Strip-searched students awarded 25,500 NIS compensation

Honenu has represented many citizens whose fundamental rights, including freedom of expression and freedom of protest, have been violated with regard to pride marches. Please click here for a list of relevant posts. Honenu has represented numerous detainees who have filed complaints with, and in some cases sued, the Israel Police for illegal strip searches. Please click here for a sampling of cases.

Wednesday, April 6, 2022, 13:10 The office of the Attorney General recently informed Honenu Attorney Menashe Yado, who filed a suit on behalf of the plaintiffs, that the Israeli Police will pay three hareidi yeshiva students from Bnei Brak who underwent a humiliating strip search 8,500 NIS each in compensation.

The incident occurred on June 25, 2021, the day of the Tel Aviv Pride March that year. The three yeshiva students, who were not aware of the Pride March, were on their way to the Sheraton Beach. When they approached the beach, policemen on the scene unjustifiably detained and publicly degraded them by stripping them to their boxer shorts and body searching them. A search of this type is permitted only if there is a reasonable suspicion that an individual is concealing an object liable to be used in a crime.

The statement of claim in the suit filed with the Tel Aviv Magistrates Court mentions that the search was completely unnecessary, unjustified according to normal police practices, and not according to legal standards of human dignity. The students claimed that they were searched only because of their hareidi appearance, although the street was not closed off to hareidi Jews and Sheraton Beach, which is designated as a separate beach for the hareidi and religious public, was operating as usual, despite its close proximity to the site of the Pride March.

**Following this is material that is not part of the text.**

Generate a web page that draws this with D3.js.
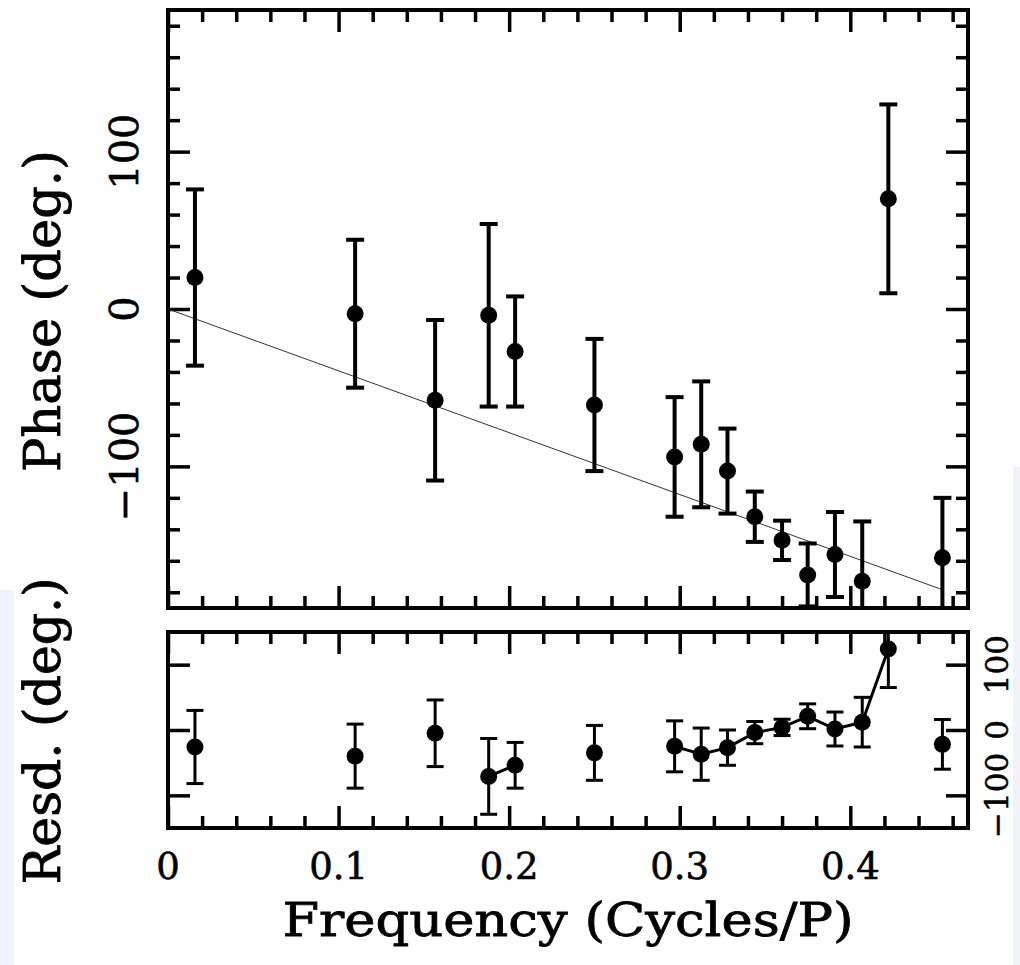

The three students were 19-20 years of age, none of them had a criminal record, and there was no intelligence information on any of them that indicated that they posed a danger to the Pride March participants. During the humiliating search, one of the students showed the police officer at the site that he had a watermelon in his bag, proving that he was on his way to the beach and had no intention to cause problems. However the policemen countered that he did not have a bathing suit, did not accept his explanation that a friend was bringing him one, and then strip searched him.

Several minutes later, the other two students arrived with bathing suits, but nonetheless, they were also strip searched and accused of intending to disturb public order. The students were strip searched despite the presence of metal detectors that the policemen could have used to check whether or not they were carrying dangerous objects. In the end, after the police did not find anything suspicious, the three students were released, but required to take a circuitous route to the beach, which added 40 minutes to their walk.

With the assistance of Honenu, the three students sued the Israel Police for the degradation that they had endured. In a compromise agreement, the police agreed to pay each plaintiff 8,500 NIS in compensation.

Honenu Attorney Menashe Yado: “In Israel 2022, it is not at all easy to publicly identify as a Jew. Terrorists target all Jews in nationalistic attacks, and on a very different level, the Israel Police regard religious Jews as a social danger.

“We are fighting for the Jewish character of the State of Israel and for the defense of Am Yisrael in their Land. This incident is a clear example of an important effort that yielded results. Policemen cannot strip search youths without facing repercussions.”